* begin DATA SEGMENT *

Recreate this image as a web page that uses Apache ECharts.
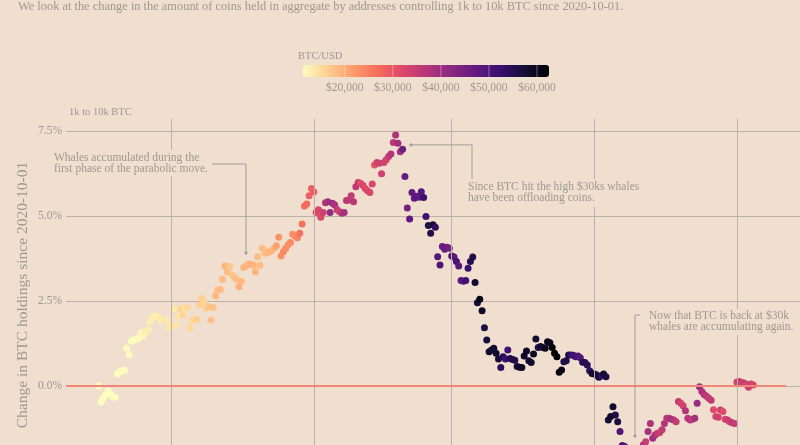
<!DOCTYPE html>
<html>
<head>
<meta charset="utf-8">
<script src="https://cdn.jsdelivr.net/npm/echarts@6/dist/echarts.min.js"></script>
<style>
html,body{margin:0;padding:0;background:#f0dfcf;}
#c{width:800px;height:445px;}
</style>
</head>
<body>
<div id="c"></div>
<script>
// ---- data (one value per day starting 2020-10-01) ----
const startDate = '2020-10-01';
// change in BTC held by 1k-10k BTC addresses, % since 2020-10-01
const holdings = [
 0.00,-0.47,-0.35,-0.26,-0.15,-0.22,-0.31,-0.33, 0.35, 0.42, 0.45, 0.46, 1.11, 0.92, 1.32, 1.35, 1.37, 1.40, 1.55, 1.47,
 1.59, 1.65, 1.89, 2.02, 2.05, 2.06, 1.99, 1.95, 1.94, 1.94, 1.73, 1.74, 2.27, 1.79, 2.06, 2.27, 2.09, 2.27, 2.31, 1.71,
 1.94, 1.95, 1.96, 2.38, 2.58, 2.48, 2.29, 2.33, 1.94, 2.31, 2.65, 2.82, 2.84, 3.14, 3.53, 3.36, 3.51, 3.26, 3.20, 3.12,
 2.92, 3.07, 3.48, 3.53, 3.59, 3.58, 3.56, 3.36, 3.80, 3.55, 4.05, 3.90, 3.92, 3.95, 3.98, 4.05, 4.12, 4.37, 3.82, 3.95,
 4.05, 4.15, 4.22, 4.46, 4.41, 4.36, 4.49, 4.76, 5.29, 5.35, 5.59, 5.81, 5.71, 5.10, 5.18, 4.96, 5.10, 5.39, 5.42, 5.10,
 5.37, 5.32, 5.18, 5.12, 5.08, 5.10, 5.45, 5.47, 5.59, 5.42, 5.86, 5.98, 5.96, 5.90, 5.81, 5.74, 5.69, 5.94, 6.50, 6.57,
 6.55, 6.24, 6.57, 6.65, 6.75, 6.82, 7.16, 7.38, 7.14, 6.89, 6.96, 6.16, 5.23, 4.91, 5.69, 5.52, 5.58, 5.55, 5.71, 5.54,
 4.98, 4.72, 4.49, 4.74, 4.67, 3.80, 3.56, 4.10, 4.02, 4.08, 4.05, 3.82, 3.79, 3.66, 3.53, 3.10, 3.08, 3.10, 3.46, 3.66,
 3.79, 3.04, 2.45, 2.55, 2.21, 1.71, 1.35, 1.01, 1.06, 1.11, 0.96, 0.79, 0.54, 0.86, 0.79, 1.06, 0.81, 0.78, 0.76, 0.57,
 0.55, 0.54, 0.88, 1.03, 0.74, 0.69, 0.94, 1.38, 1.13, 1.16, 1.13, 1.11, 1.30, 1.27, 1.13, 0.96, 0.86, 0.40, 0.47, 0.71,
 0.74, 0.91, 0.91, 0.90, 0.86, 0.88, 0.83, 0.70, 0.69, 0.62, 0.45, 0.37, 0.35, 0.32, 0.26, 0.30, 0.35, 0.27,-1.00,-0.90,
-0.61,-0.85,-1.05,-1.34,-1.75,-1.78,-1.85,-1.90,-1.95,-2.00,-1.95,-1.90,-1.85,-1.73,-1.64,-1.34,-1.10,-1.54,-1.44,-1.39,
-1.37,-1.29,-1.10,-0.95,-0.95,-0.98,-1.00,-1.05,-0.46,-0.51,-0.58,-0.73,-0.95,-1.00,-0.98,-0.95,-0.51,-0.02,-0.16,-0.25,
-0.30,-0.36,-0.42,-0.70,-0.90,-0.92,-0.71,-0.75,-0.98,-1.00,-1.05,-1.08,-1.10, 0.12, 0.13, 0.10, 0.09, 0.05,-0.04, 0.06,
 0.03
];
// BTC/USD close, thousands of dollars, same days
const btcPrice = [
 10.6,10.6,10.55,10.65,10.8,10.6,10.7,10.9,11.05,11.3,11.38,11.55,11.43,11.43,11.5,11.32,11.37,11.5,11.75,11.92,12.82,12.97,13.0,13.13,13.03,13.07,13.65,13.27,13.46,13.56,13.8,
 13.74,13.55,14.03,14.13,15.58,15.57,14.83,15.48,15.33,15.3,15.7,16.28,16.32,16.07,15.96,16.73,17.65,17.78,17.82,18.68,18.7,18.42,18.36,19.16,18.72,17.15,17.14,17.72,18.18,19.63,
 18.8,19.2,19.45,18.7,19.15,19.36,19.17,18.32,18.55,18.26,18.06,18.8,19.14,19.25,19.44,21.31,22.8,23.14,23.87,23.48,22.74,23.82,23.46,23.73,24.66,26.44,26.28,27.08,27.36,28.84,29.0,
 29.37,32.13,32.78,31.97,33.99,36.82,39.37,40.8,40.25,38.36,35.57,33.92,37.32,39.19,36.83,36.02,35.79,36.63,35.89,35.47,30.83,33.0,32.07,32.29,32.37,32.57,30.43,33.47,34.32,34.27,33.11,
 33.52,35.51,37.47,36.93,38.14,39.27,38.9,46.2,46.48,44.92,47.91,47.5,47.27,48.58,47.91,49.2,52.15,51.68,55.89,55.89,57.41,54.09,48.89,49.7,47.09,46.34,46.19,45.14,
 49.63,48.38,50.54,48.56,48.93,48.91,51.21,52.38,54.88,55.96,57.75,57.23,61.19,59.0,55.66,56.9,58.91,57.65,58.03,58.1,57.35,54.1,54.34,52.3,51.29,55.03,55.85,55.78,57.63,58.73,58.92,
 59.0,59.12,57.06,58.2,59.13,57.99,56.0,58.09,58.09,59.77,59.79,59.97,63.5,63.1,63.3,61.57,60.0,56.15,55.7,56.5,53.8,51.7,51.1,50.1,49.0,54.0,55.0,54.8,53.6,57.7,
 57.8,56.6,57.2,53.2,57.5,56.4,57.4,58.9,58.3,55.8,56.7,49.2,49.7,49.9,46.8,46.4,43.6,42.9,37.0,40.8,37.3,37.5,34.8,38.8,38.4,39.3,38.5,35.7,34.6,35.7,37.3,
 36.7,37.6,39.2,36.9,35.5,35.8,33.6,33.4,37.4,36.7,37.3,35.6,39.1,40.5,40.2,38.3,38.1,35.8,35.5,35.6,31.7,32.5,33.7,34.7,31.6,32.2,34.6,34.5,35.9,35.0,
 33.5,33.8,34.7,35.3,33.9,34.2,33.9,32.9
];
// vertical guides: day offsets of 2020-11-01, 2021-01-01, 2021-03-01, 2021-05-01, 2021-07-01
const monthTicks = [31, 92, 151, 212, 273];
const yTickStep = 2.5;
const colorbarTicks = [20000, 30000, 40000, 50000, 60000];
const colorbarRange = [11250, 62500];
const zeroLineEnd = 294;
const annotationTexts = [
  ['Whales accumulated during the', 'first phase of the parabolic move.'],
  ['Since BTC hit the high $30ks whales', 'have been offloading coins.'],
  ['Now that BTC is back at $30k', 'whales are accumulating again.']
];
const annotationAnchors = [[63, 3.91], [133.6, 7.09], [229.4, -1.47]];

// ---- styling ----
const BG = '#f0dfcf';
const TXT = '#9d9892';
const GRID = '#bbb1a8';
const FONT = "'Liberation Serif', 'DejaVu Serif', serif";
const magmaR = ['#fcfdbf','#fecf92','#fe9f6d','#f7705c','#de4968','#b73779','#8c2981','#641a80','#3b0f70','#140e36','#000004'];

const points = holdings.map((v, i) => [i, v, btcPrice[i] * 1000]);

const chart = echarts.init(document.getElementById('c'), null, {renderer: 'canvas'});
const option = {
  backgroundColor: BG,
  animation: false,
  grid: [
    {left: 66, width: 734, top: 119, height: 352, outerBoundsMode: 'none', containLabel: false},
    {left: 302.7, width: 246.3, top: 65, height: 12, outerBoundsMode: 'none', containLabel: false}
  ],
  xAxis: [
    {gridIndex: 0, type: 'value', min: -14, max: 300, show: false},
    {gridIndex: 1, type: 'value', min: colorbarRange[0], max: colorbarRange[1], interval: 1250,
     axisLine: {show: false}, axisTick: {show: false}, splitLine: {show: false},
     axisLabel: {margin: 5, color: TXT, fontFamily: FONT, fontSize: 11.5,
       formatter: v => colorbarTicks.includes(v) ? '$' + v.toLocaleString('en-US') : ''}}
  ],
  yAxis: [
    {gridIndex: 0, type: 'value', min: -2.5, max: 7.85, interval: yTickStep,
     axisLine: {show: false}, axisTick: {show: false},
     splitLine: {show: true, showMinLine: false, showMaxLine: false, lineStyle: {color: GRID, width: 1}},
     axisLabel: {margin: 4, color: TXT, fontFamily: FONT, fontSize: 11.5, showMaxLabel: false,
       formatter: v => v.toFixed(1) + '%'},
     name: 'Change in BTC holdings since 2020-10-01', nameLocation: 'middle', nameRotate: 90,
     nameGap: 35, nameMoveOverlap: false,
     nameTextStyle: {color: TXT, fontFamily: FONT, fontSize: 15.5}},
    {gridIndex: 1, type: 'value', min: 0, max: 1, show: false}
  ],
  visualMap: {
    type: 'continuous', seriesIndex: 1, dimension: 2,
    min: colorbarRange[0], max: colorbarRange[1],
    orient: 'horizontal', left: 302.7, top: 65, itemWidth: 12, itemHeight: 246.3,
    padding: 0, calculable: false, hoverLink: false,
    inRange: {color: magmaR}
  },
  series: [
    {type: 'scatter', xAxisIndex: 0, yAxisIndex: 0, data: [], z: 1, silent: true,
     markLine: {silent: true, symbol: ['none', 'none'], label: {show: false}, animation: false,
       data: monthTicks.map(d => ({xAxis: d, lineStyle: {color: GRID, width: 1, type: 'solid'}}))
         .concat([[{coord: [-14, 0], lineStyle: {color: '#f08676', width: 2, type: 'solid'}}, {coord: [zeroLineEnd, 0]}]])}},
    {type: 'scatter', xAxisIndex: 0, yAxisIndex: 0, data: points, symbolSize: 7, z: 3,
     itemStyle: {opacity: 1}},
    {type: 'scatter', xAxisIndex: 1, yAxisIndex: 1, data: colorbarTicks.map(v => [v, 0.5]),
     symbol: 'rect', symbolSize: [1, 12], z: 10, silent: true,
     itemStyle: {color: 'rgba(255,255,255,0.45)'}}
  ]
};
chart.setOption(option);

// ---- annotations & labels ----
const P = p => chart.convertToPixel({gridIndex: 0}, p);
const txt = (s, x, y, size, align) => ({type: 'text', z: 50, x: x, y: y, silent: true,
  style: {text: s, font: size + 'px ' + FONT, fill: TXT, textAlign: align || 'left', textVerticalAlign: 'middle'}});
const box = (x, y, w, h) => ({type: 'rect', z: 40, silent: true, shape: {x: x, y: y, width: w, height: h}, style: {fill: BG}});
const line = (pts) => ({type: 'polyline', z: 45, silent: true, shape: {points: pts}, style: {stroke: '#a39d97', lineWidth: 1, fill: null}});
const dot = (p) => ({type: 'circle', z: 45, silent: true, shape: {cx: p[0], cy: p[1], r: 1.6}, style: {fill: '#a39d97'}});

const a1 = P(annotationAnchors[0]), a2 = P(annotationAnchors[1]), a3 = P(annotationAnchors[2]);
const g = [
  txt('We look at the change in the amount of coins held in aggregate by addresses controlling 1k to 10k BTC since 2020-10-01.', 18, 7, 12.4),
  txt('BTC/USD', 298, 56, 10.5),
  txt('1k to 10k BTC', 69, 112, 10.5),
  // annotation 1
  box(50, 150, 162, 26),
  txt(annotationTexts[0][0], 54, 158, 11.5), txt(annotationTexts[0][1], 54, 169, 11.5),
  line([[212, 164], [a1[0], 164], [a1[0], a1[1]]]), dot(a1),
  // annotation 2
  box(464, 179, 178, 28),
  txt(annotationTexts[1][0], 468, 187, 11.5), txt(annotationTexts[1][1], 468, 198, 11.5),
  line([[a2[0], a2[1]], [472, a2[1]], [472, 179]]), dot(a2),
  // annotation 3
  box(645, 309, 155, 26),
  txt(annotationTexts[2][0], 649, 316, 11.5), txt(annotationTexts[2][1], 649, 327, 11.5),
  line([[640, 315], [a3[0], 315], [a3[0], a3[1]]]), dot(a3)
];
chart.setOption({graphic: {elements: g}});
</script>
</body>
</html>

* end DATA SEGMENT *

WHAT NEEDS TO BE DONE:
List every line above containing the word "that".

WRITTEN SOLUTION:
Recreate this image as a web page that uses Apache ECharts.
  ['Now that BTC is back at $30k', 'whales are accumulating again.']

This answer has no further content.